■ Exercise task: Reproduce exactly the lines below, from the first one through the line containing "-29, -32, -36]", and omit any pictures.

● ● ● ●

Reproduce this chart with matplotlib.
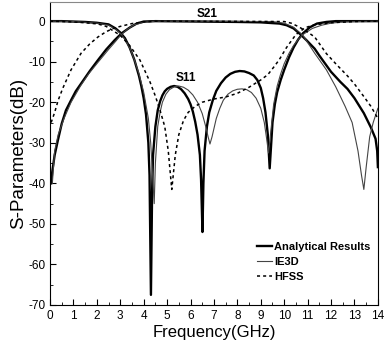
import numpy as np
import matplotlib.pyplot as plt

plt.rcParams['font.family'] = ['Liberation Sans', 'DejaVu Sans']
plt.rcParams['axes.unicode_minus'] = False

# Analytical results
f_a11 = [0, 0.5, 1.0, 1.5, 2.0, 2.5, 2.8, 3.0, 3.2, 3.4, 3.6, 3.8, 3.9, 4.0, 4.1, 4.2, 4.25, 4.31, 4.36, 4.4,
         4.5, 4.6, 4.7, 4.8, 4.9, 5.0, 5.15, 5.3, 5.45, 5.6, 5.75, 5.9, 6.0, 6.1, 6.2, 6.3, 6.4, 6.45, 6.51,
         6.55, 6.6, 6.7, 6.8, 6.95, 7.1, 7.3, 7.5, 7.7, 7.9, 8.1, 8.3, 8.5, 8.7, 8.85, 9.0, 9.1, 9.2, 9.3, 9.38,
         9.5, 9.6, 9.7, 9.85, 10.0, 10.2, 10.4, 10.6, 10.8, 11.1, 11.4, 11.8, 12.2, 13.0, 14.0]
s11_a = [0, 0, -0.1, -0.2, -0.4, -0.8, -1.8, -2.8, -4.2, -6.5, -9.5, -13.5, -16, -19, -23, -30, -38, -67.5, -42, -33,
         -26, -22, -19.8, -18.3, -17.3, -16.7, -16.2, -16.0, -16.2, -16.8, -17.8, -19.2, -20.5, -22.3, -24.8, -28, -33, -39, -52,
         -40, -32, -26, -22.5, -19.5, -17.2, -15.3, -13.9, -13.0, -12.5, -12.3, -12.4, -12.8, -13.4, -14.5, -16.5, -19, -22.5, -28, -36.3,
         -25, -20.5, -17.5, -14.5, -12, -9, -6.5, -4.5, -3, -1.5, -0.6, -0.2, 0, 0, 0]
f_a21 = [0.05, 0.1, 0.2, 0.34, 0.5, 0.68, 0.9, 1.1, 1.34, 1.7, 2.05, 2.4, 2.76, 3.06, 3.4, 3.7, 4.0, 4.5, 8.0, 9.0,
         9.8, 10.1, 10.4, 10.7, 10.95, 11.3, 11.5, 11.75, 12.0, 12.4, 12.7, 13.0, 13.4, 13.7, 13.9, 13.97, 14.0]
s21_a = [-40, -37, -33, -29.3, -25.3, -22, -19.5, -17.3, -15.3, -12.3, -9.6, -7, -4.7, -3, -1.6, -0.6, -0.1, 0, -0.2, -0.3,
         -0.6, -1, -1.8, -3.3, -4.7, -6.8, -8.5, -10.5, -12.5, -15, -16.7, -19, -22.7, -26.2, -29, -32, -36]

# IE3D
f_i11 = [0, 1.0, 2.0, 2.5, 2.8, 3.0, 3.2, 3.4, 3.6, 3.8, 4.0, 4.2, 4.3, 4.4, 4.45, 4.5, 4.6, 4.7, 4.8, 4.95,
         5.1, 5.3, 5.5, 5.7, 5.9, 6.1, 6.3, 6.5, 6.65, 6.75, 6.83, 6.92, 7.0, 7.1, 7.25, 7.4, 7.6, 7.8, 8.0, 8.2,
         8.4, 8.6, 8.8, 9.0, 9.15, 9.25, 9.33, 9.45, 9.55, 9.7, 9.85, 10.0, 10.2, 10.4, 10.6, 10.8, 11.2, 11.6,
         12.0, 12.5, 13.0, 14.0]
s11_i = [0, -0.1, -0.5, -1.0, -2, -3, -4.5, -6.5, -9.5, -13, -17.5, -24, -30, -40, -45, -35, -26, -22.5, -20, -18,
         -16.9, -16.2, -16, -16.3, -17, -18.2, -20, -22.8, -26, -28.5, -30.3, -28.5, -26.5, -24, -21.5, -19.5, -18, -17.2, -16.8, -16.7,
         -16.9, -17.6, -19, -21.5, -25, -29, -32.5, -26, -20.5, -16, -13, -10.5, -8, -6, -4.5, -3.3, -1.8, -1.0,
         -0.5, -0.2, -0.1, 0]
f_i21 = [0.1, 0.2, 0.35, 0.6, 0.9, 1.3, 1.65, 2.0, 2.5, 2.8, 3.0, 3.3, 3.6, 4.0, 4.5, 9.5, 10.0, 10.4, 10.8, 11.3,
         11.8, 12.2, 12.6, 12.9, 13.15, 13.3, 13.4, 13.5, 13.65, 13.8, 14.0]
s21_i = [-40, -32, -28, -24, -20, -16, -13, -10.5, -7, -5, -3.6, -2, -0.9, -0.3, 0, -0.1, -0.5, -1.5, -3.5, -7.9,
         -12, -16.2, -21, -25, -32, -38, -41.5, -36, -28.5, -25, -21.5]

# HFSS
f_h11 = [0, 0.5, 1.0, 1.5, 2.05, 2.4, 2.7, 3.0, 3.4, 3.84, 4.27, 4.5, 4.7, 4.9, 5.05, 5.2, 5.35, 5.5, 5.7, 5.9,
         6.2, 6.5, 7.0, 7.5, 8.0, 8.5, 9.0, 9.3, 9.6, 9.8, 10.1, 10.5, 10.9, 11.3, 12.0, 13.0, 14.0]
s11_h = [0, -0.1, -0.2, -0.4, -0.7, -1.3, -2.4, -3.5, -6, -9.6, -15, -18.5, -22, -26, -32, -41.5, -33, -28, -24.5, -22.5,
         -21, -20, -19.2, -18.7, -17.8, -16.3, -14.5, -13.2, -11, -9.4, -6.5, -3.3, -1.6, -0.9, -0.4, -0.1, 0]
f_h21 = [0.05, 0.2, 0.35, 0.55, 0.9, 1.33, 1.7, 2.05, 2.4, 2.7, 3.0, 3.5, 4.0, 4.5, 10.0, 10.3, 10.55, 10.9, 11.3,
         11.8, 12.2, 12.7, 13.0, 13.4, 13.7, 14.0]
s21_h = [-25, -22.5, -19.5, -16.5, -12, -7.9, -5.6, -3.9, -2.6, -1.8, -1.3, -0.6, -0.2, 0, -0.1, -0.5, -1.2, -2.3, -3.9,
         -8, -10.5, -13.5, -15.5, -18.6, -21, -24]

fig = plt.figure(figsize=(3.86, 3.46), dpi=100)
ax = fig.add_axes([0.1295, 0.1185, 0.8495, 0.8755])

ax.plot(f_a11, s11_a, color='black', lw=1.7, label='Analytical Results')
ax.plot(f_a21, s21_a, color='black', lw=1.7)
ax.plot(f_i11, s11_i, color='#444444', lw=0.8, label='IE3D')
ax.plot(f_i21, s21_i, color='#444444', lw=0.8)
ax.plot(f_h11, s11_h, color='black', lw=1.1, ls=(0, (2, 2)), label='HFSS')
ax.plot(f_h21, s21_h, color='black', lw=1.1, ls=(0, (2, 2)))

ax.set_xlim(0, 14)
ax.set_ylim(-70, 4.7)
ax.set_xticks(np.arange(0, 15, 1))
ax.set_xticks(np.arange(0, 14.1, 0.5), minor=True)
ax.set_yticks(np.arange(-70, 1, 10))
ax.set_yticks(np.arange(-70, 1, 5), minor=True)
ax.tick_params(which='both', direction='in', labelsize=8.5)
ax.tick_params(which='major', length=4)
ax.tick_params(which='minor', length=2)
ax.spines['top'].set_color('#888888')

ax.text(6.7, 1.8, 'S21', fontsize=8.5, fontweight='bold', ha='center', va='center')
ax.text(5.8, -14, 'S11', fontsize=8.5, fontweight='bold', ha='center', va='center')

ax.set_xlabel('Frequency(GHz)', fontsize=12, labelpad=2)
ax.set_ylabel('S-Parameters(dB)', fontsize=13.5, labelpad=1)

leg = ax.legend(loc='lower right', bbox_to_anchor=(0.99, 0.06), frameon=False, fontsize=8,
                handlelength=1.3, handletextpad=0.2, labelspacing=0.45, borderaxespad=0)
for t in leg.get_texts():
    t.set_fontweight('bold')

fig.savefig('out.png', dpi=100)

● ● ● ●

■ Response to the exercise:
Reproduce this chart with matplotlib.
import numpy as np
import matplotlib.pyplot as plt

plt.rcParams['font.family'] = ['Liberation Sans', 'DejaVu Sans']
plt.rcParams['axes.unicode_minus'] = False

# Analytical results
f_a11 = [0, 0.5, 1.0, 1.5, 2.0, 2.5, 2.8, 3.0, 3.2, 3.4, 3.6, 3.8, 3.9, 4.0, 4.1, 4.2, 4.25, 4.31, 4.36, 4.4,
         4.5, 4.6, 4.7, 4.8, 4.9, 5.0, 5.15, 5.3, 5.45, 5.6, 5.75, 5.9, 6.0, 6.1, 6.2, 6.3, 6.4, 6.45, 6.51,
         6.55, 6.6, 6.7, 6.8, 6.95, 7.1, 7.3, 7.5, 7.7, 7.9, 8.1, 8.3, 8.5, 8.7, 8.85, 9.0, 9.1, 9.2, 9.3, 9.38,
         9.5, 9.6, 9.7, 9.85, 10.0, 10.2, 10.4, 10.6, 10.8, 11.1, 11.4, 11.8, 12.2, 13.0, 14.0]
s11_a = [0, 0, -0.1, -0.2, -0.4, -0.8, -1.8, -2.8, -4.2, -6.5, -9.5, -13.5, -16, -19, -23, -30, -38, -67.5, -42, -33,
         -26, -22, -19.8, -18.3, -17.3, -16.7, -16.2, -16.0, -16.2, -16.8, -17.8, -19.2, -20.5, -22.3, -24.8, -28, -33, -39, -52,
         -40, -32, -26, -22.5, -19.5, -17.2, -15.3, -13.9, -13.0, -12.5, -12.3, -12.4, -12.8, -13.4, -14.5, -16.5, -19, -22.5, -28, -36.3,
         -25, -20.5, -17.5, -14.5, -12, -9, -6.5, -4.5, -3, -1.5, -0.6, -0.2, 0, 0, 0]
f_a21 = [0.05, 0.1, 0.2, 0.34, 0.5, 0.68, 0.9, 1.1, 1.34, 1.7, 2.05, 2.4, 2.76, 3.06, 3.4, 3.7, 4.0, 4.5, 8.0, 9.0,
         9.8, 10.1, 10.4, 10.7, 10.95, 11.3, 11.5, 11.75, 12.0, 12.4, 12.7, 13.0, 13.4, 13.7, 13.9, 13.97, 14.0]
s21_a = [-40, -37, -33, -29.3, -25.3, -22, -19.5, -17.3, -15.3, -12.3, -9.6, -7, -4.7, -3, -1.6, -0.6, -0.1, 0, -0.2, -0.3,
         -0.6, -1, -1.8, -3.3, -4.7, -6.8, -8.5, -10.5, -12.5, -15, -16.7, -19, -22.7, -26.2, -29, -32, -36]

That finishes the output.